By Robert W. Bethune
ART TIMES Fall 2013

You’re a community theater in Indiana. Does what you do matter? After all, you mostly perform for your friends and family; no one will ever hear of you outside your community, and the level of your work depends strictly on the catch-as-catch-can nature of the local talent. Sometimes you feel that your real function is not theater at all, but providing a venue for people to exercise their inner Borgia in a harmless way.

You’re a  community college theater program in West Virginia. Does what you do matter? After all, you are routinely put in the shade by your own institution’s visiting artist program, the administration clearly cares a great deal more about the intramural sports program, and most of the genuine talent in your area doesn’t attend your school, but instead attends a much larger institution in your state or goes out-of-state altogether.

You’re a drama department in a four-year college somewhere in Texas. Does what you do matter? After all, your BA degree in dramatic arts has to be defended against constant attack by those who believe that the only worthwhile outcome of education is instant employability in such crucially important fields as mortgage processing.

You’re a university drama department in a major theatrical city, such as Chicago, Washington D. C., Seattle, Los Angeles, Miami, or New York. Does what you do matter? After all, it’s the professionals who count, right?

You’re a professional theater at the second lowest tier of the Equity Small Professional Theaters contract. Does what you do matter? If you were any good, wouldn’t you be on Broadway, and wouldn’t theater be your day job?

Yes. What you do does matter. Because you are the talent pool.

Those who achieve at the highest level, regardless of their field of endeavor, do not rise from the earth because someone sowed dragon teeth, nor are they magically produced by the wave of someone’s magic wand. Under normal conditions at mid-season, there are exactly 750 major league baseball players: 30 teams, each with a 25-man roster. On that exact same day in mid-season, how many kids are out there playing in Little League? Pop Warner? How many high school and college players are there who just finished up their seasons? How many people are there playing in all the myriad levels of minor-league baseball?

Those people, those kids, those students, those minor-leaguers: they are the talent pool. Without those levels of the sport, those 750 major-leaguers would not be major-leaguers; they would be out making their living in any of hundreds of other ways, because there would be no such thing as major league baseball.

So what you do does matter. In addition to all the other good things you do, such as contributing to the cultural life of your community, providing cultural experiences for your participants, and improving appreciation and understanding of the art, you are also the one who might ignite the spark in someone who doesn’t yet know they have what it takes to rise to the top.
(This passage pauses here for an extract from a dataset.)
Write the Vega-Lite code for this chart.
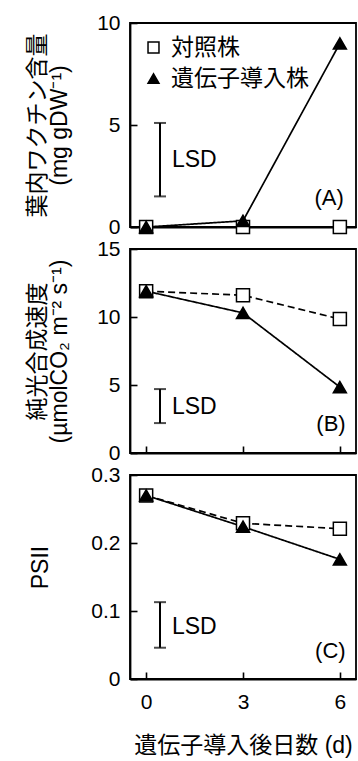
{
  "$schema": "https://vega.github.io/schema/vega-lite/v6.json",
  "padding": {"left": 25, "top": 11, "right": 0, "bottom": 0},
  "background": "white",
  "config": {
    "view": {"stroke": "black", "strokeWidth": 1.8},
    "axis": {
      "domainColor": "black", "domainWidth": 1.8, "tickColor": "black", "tickWidth": 1.6, "tickSize": -7,
      "labelFont": "Liberation Sans", "labelFontSize": 21, "labelColor": "black",
      "grid": false, "titleFont": "Liberation Sans, Noto Sans CJK JP", "titleFontSize": 23, "titleColor": "black", "titleFontWeight": "normal"
    },
    "text": {"font": "Liberation Sans", "fontSize": 22, "color": "black"}
  },
  "datasets": {
    "pts": [
      {"panel": "A", "series": "対照株", "day": 0, "value": 0},
      {"panel": "A", "series": "対照株", "day": 3, "value": 0},
      {"panel": "A", "series": "対照株", "day": 6, "value": 0},
      {"panel": "A", "series": "遺伝子導入株", "day": 0, "value": 0},
      {"panel": "A", "series": "遺伝子導入株", "day": 3, "value": 0.3},
      {"panel": "A", "series": "遺伝子導入株", "day": 6, "value": 9.0},
      {"panel": "B", "series": "対照株", "day": 0, "value": 11.9},
      {"panel": "B", "series": "対照株", "day": 3, "value": 11.6},
      {"panel": "B", "series": "対照株", "day": 6, "value": 9.85},
      {"panel": "B", "series": "遺伝子導入株", "day": 0, "value": 11.9},
      {"panel": "B", "series": "遺伝子導入株", "day": 3, "value": 10.3},
      {"panel": "B", "series": "遺伝子導入株", "day": 6, "value": 4.85},
      {"panel": "C", "series": "対照株", "day": 0, "value": 0.27},
      {"panel": "C", "series": "対照株", "day": 3, "value": 0.229},
      {"panel": "C", "series": "対照株", "day": 6, "value": 0.221},
      {"panel": "C", "series": "遺伝子導入株", "day": 0, "value": 0.27},
      {"panel": "C", "series": "遺伝子導入株", "day": 3, "value": 0.224},
      {"panel": "C", "series": "遺伝子導入株", "day": 6, "value": 0.176}
    ],
    "lsd": [
      {"panel": "A", "x": 0.43, "lo": 1.5, "hi": 5.1, "tx": 0.8, "ty": 3.3, "label": "LSD"},
      {"panel": "B", "x": 0.43, "lo": 2.2, "hi": 4.7, "tx": 0.8, "ty": 3.4, "label": "LSD"},
      {"panel": "C", "x": 0.43, "lo": 0.046, "hi": 0.113, "tx": 0.8, "ty": 0.076, "label": "LSD"}
    ],
    "tags": [
      {"panel": "A", "x": 6.12, "y": 1.4, "label": "(A)"},
      {"panel": "B", "x": 6.18, "y": 2.1, "label": "(B)"},
      {"panel": "C", "x": 6.18, "y": 0.041, "label": "(C)"}
    ]
  },
  "vconcat": [
    {
      "width": 226, "height": 204,
      "layer": [
        {
          "data": {"name": "pts"}, "transform": [{"filter": "datum.panel === 'A'"}],
          "mark": {"type": "line", "color": "black", "strokeWidth": 1.7},
          "encoding": {
            "x": {"field": "day", "type": "quantitative", "scale": {"domain": [-0.5, 6.5], "nice": false}, "axis": {"values": [0, 3, 6], "labels": false, "title": null}},
            "y": {"field": "value", "type": "quantitative", "scale": {"domain": [0, 10], "nice": false}, "axis": {"values": [0, 5, 10], "labelPadding": 17, "title": ["葉内ワクチン含量", "(mg gDW⁻¹)"], "titleColor": "black", "titleBaseline": "middle", "titleLineHeight": 22, "titleX": -93}},
            "strokeDash": {"field": "series", "type": "nominal", "scale": {"domain": ["対照株", "遺伝子導入株"], "range": [[7, 4], [1, 0]]}, "legend": null}
          }
        },
        {
          "data": {"name": "lsd"}, "transform": [{"filter": "datum.panel === 'A'"}],
          "mark": {"type": "rule", "color": "black", "strokeWidth": 2},
          "encoding": {"x": {"field": "x", "type": "quantitative"}, "y": {"field": "lo", "type": "quantitative"}, "y2": {"field": "hi"}}
        },
        {
          "data": {"name": "lsd"}, "transform": [{"filter": "datum.panel === 'A'"}],
          "mark": {"type": "tick", "orient": "horizontal", "color": "black", "size": 12, "thickness": 2},
          "encoding": {"x": {"field": "x", "type": "quantitative"}, "y": {"field": "lo", "type": "quantitative"}}
        },
        {
          "data": {"name": "lsd"}, "transform": [{"filter": "datum.panel === 'A'"}],
          "mark": {"type": "tick", "orient": "horizontal", "color": "black", "size": 12, "thickness": 2},
          "encoding": {"x": {"field": "x", "type": "quantitative"}, "y": {"field": "hi", "type": "quantitative"}}
        },
        {
          "data": {"name": "lsd"}, "transform": [{"filter": "datum.panel === 'A'"}],
          "mark": {"type": "text", "align": "left", "baseline": "middle", "fontSize": 23},
          "encoding": {"x": {"field": "tx", "type": "quantitative"}, "y": {"field": "ty", "type": "quantitative"}, "text": {"field": "label"}}
        },
        {
          "data": {"name": "tags"}, "transform": [{"filter": "datum.panel === 'A'"}],
          "mark": {"type": "text", "align": "right", "baseline": "middle"},
          "encoding": {"x": {"field": "x", "type": "quantitative"}, "y": {"field": "y", "type": "quantitative"}, "text": {"field": "label"}}
        },
        {
          "data": {"name": "pts"}, "transform": [{"filter": "datum.panel === 'A'"}],
          "mark": {"type": "point", "filled": true, "stroke": "black", "strokeWidth": 1.5, "opacity": 1, "size": 170, "clip": false},
          "encoding": {
            "x": {"field": "day", "type": "quantitative"},
            "y": {"field": "value", "type": "quantitative"},
            "shape": {"field": "series", "type": "nominal", "scale": {"domain": ["対照株", "遺伝子導入株"], "range": ["square", "triangle-up"]},
              "legend": {"orient": "none", "legendX": 12, "legendY": 13, "title": null, "labelFont": "Noto Sans CJK JP", "labelFontSize": 23, "labelColor": "black", "symbolSize": 120, "symbolStrokeWidth": 1.5, "rowPadding": 7, "labelOffset": 6,
                "encode": {"symbols": {"update": {"stroke": {"value": "black"}, "strokeWidth": {"value": 1.5}, "opacity": {"value": 1}, "fill": {"signal": "datum.value === '対照株' ? 'white' : 'black'"}}}}}},
            "fill": {"field": "series", "type": "nominal", "scale": {"domain": ["対照株", "遺伝子導入株"], "range": ["white", "black"]}, "legend": null}
          }
        }
      ]
    },
    {
      "width": 226, "height": 204,
      "layer": [
        {
          "data": {"name": "pts"}, "transform": [{"filter": "datum.panel === 'B'"}],
          "mark": {"type": "line", "color": "black", "strokeWidth": 1.7},
          "encoding": {
            "x": {"field": "day", "type": "quantitative", "scale": {"domain": [-0.5, 6.5], "nice": false}, "axis": {"values": [0, 3, 6], "labels": false, "title": null}},
            "y": {"field": "value", "type": "quantitative", "scale": {"domain": [0, 15], "nice": false}, "axis": {"values": [0, 5, 10, 15], "labelPadding": 17, "title": ["純光合成速度", "(µmolCO₂ m⁻² s⁻¹)"], "titleColor": "black", "titleBaseline": "middle", "titleLineHeight": 22, "titleX": -93}},
            "strokeDash": {"field": "series", "type": "nominal", "scale": {"domain": ["対照株", "遺伝子導入株"], "range": [[7, 4], [1, 0]]}, "legend": null}
          }
        },
        {
          "data": {"name": "lsd"}, "transform": [{"filter": "datum.panel === 'B'"}],
          "mark": {"type": "rule", "color": "black", "strokeWidth": 2},
          "encoding": {"x": {"field": "x", "type": "quantitative"}, "y": {"field": "lo", "type": "quantitative"}, "y2": {"field": "hi"}}
        },
        {
          "data": {"name": "lsd"}, "transform": [{"filter": "datum.panel === 'B'"}],
          "mark": {"type": "tick", "orient": "horizontal", "color": "black", "size": 12, "thickness": 2},
          "encoding": {"x": {"field": "x", "type": "quantitative"}, "y": {"field": "lo", "type": "quantitative"}}
        },
        {
          "data": {"name": "lsd"}, "transform": [{"filter": "datum.panel === 'B'"}],
          "mark": {"type": "tick", "orient": "horizontal", "color": "black", "size": 12, "thickness": 2},
          "encoding": {"x": {"field": "x", "type": "quantitative"}, "y": {"field": "hi", "type": "quantitative"}}
        },
        {
          "data": {"name": "lsd"}, "transform": [{"filter": "datum.panel === 'B'"}],
          "mark": {"type": "text", "align": "left", "baseline": "middle", "fontSize": 23},
          "encoding": {"x": {"field": "tx", "type": "quantitative"}, "y": {"field": "ty", "type": "quantitative"}, "text": {"field": "label"}}
        },
        {
          "data": {"name": "tags"}, "transform": [{"filter": "datum.panel === 'B'"}],
          "mark": {"type": "text", "align": "right", "baseline": "middle"},
          "encoding": {"x": {"field": "x", "type": "quantitative"}, "y": {"field": "y", "type": "quantitative"}, "text": {"field": "label"}}
        },
        {
          "data": {"name": "pts"}, "transform": [{"filter": "datum.panel === 'B'"}],
          "mark": {"type": "point", "filled": true, "stroke": "black", "strokeWidth": 1.5, "opacity": 1, "size": 170, "clip": false},
          "encoding": {
            "x": {"field": "day", "type": "quantitative"},
            "y": {"field": "value", "type": "quantitative"},
            "shape": {"field": "series", "type": "nominal", "scale": {"domain": ["対照株", "遺伝子導入株"], "range": ["square", "triangle-up"]}, "legend": null},
            "fill": {"field": "series", "type": "nominal", "scale": {"domain": ["対照株", "遺伝子導入株"], "range": ["white", "black"]}, "legend": null}
          }
        }
      ]
    },
    {
      "width": 226, "height": 204,
      "layer": [
        {
          "data": {"name": "pts"}, "transform": [{"filter": "datum.panel === 'C'"}],
          "mark": {"type": "line", "color": "black", "strokeWidth": 1.7},
          "encoding": {
            "x": {"field": "day", "type": "quantitative", "scale": {"domain": [-0.5, 6.5], "nice": false}, "axis": {"values": [0, 3, 6], "labelPadding": 19, "title": "遺伝子導入後日数 (d)", "titleColor": "black", "titlePadding": 22}},
            "y": {"field": "value", "type": "quantitative", "scale": {"domain": [0, 0.3], "nice": false}, "axis": {"values": [0, 0.1, 0.2, 0.3], "format": "~g", "labelPadding": 17, "title": "PSII", "titleColor": "black", "titleBaseline": "middle", "titleX": -90, "titleY": 92}},
            "strokeDash": {"field": "series", "type": "nominal", "scale": {"domain": ["対照株", "遺伝子導入株"], "range": [[7, 4], [1, 0]]}, "legend": null}
          }
        },
        {
          "data": {"name": "lsd"}, "transform": [{"filter": "datum.panel === 'C'"}],
          "mark": {"type": "rule", "color": "black", "strokeWidth": 2},
          "encoding": {"x": {"field": "x", "type": "quantitative"}, "y": {"field": "lo", "type": "quantitative"}, "y2": {"field": "hi"}}
        },
        {
          "data": {"name": "lsd"}, "transform": [{"filter": "datum.panel === 'C'"}],
          "mark": {"type": "tick", "orient": "horizontal", "color": "black", "size": 12, "thickness": 2},
          "encoding": {"x": {"field": "x", "type": "quantitative"}, "y": {"field": "lo", "type": "quantitative"}}
        },
        {
          "data": {"name": "lsd"}, "transform": [{"filter": "datum.panel === 'C'"}],
          "mark": {"type": "tick", "orient": "horizontal", "color": "black", "size": 12, "thickness": 2},
          "encoding": {"x": {"field": "x", "type": "quantitative"}, "y": {"field": "hi", "type": "quantitative"}}
        },
        {
          "data": {"name": "lsd"}, "transform": [{"filter": "datum.panel === 'C'"}],
          "mark": {"type": "text", "align": "left", "baseline": "middle", "fontSize": 23},
          "encoding": {"x": {"field": "tx", "type": "quantitative"}, "y": {"field": "ty", "type": "quantitative"}, "text": {"field": "label"}}
        },
        {
          "data": {"name": "tags"}, "transform": [{"filter": "datum.panel === 'C'"}],
          "mark": {"type": "text", "align": "right", "baseline": "middle"},
          "encoding": {"x": {"field": "x", "type": "quantitative"}, "y": {"field": "y", "type": "quantitative"}, "text": {"field": "label"}}
        },
        {
          "data": {"name": "pts"}, "transform": [{"filter": "datum.panel === 'C'"}],
          "mark": {"type": "point", "filled": true, "stroke": "black", "strokeWidth": 1.5, "opacity": 1, "size": 170, "clip": false},
          "encoding": {
            "x": {"field": "day", "type": "quantitative"},
            "y": {"field": "value", "type": "quantitative"},
            "shape": {"field": "series", "type": "nominal", "scale": {"domain": ["対照株", "遺伝子導入株"], "range": ["square", "triangle-up"]}, "legend": null},
            "fill": {"field": "series", "type": "nominal", "scale": {"domain": ["対照株", "遺伝子導入株"], "range": ["white", "black"]}, "legend": null}
          }
        }
      ]
    }
  ],
  "spacing": 22,
  "bounds": "flush",
  "resolve": {"legend": {"shape": "independent", "fill": "independent"}}
}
What you do would matter a lot more if the arts did what sports do: provide systematic paths of progress. In most sports, there are organized systems that spot, develop, and promote talented participants, developing them and giving them organized opportunity to move on to the next level. No art form does that. All individual artists, regardless of what form of art they practice,  be it fine or performing, find their way forward on their own, with whatever mentorship or encouragement they happen to encounter.

Fixing that in some fashion would make what you do a whole lot more effective. Instead of swimming aimlessly in a stagnant talent pool, rising artists would have a current to follow; the talent pool would flow rather than sit. I have no idea how that could be managed, but I can’t see how it wouldn’t be a good thing.